Tag Archives: Daniel Day Lewis


This past week I saw the Paul Thomas Anderson movie Phantom Thread starring Daniel Day-Lewis in his last role. As I wrote here, he has retired from acting. Seeing the movie now, after months of getting used to the idea that it will be his last, left me sad but also energized and amazed by his work, as well as the other actors and the movie itself. Seeing artists like these at work inspires me. And Day-Lewis is a special inspiration — the way he approaches character and character development — for my writing and being a writer.

I find often that when I’m stuck with my writing, watching a good movie with good actors can rattle my imagination’s doors and windows. What is it that the actors do to establish the character?  And how do they sustain the character? What actors do is what writers do in creating and developing characters.  Paying attention to actors when they’re acting can be very helpful to fiction writers.

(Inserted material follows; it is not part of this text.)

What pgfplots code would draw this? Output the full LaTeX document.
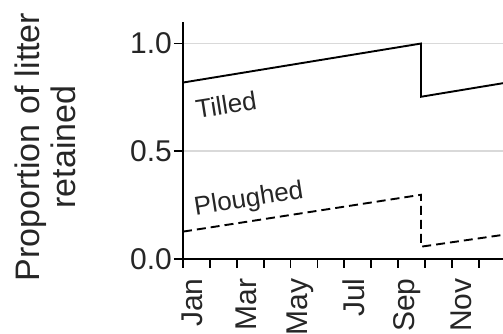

There are two areas of a character’s physical existence that both actors and writers pay attention to. The first is physical appearance. What does the character look like?  What is his hair color and style? Height? Weight? What kinds of clothes does the character wear? Does this change over the course of the story? I remember at one point when working on a draft of Perceval’s Secret, I decided to let Evan Quinn “go to seed,” i.e. he stops shaving, stops going to a barber, stops paying attention to his grooming to reflect his extreme focus on his work. But then he becomes interested in disguise and how it can help him lead a normal life — another aspect of physical appearance. Clothing can reveal character with respect to its style.  Someone (like Evan Quinn) who prefers to wear jeans and a T-shirt with sneakers is not the same as someone who wears chinos, an Oxford shirt, and loafers. When we walk down a street, we notice what other people are wearing and make conclusions about them based on their fashion choices. So readers will notice when a writer makes note of a character’s clothing. Also, is the character comfortable without clothing? Does he have scars, tattoos, birthmarks?

Paul Newman

The second physical aspect is movement, i.e. gestures, facial expressions, how a character stands (ramrod straight or slouched?), how a character walks. The actor Paul Newman had a distinctive walk that he used at times for a character he was playing, and sometimes not. Does the character walk fast, slow, with long strides or short? Do the toes point out? Maybe the character limps. Or maybe the character has a facial tic or a distinctive gesture. Some characters talk with their hands, as people do in real life, and others do not. Gesture can be a very subtle thing, but if it’s consistent, it can also reveal character.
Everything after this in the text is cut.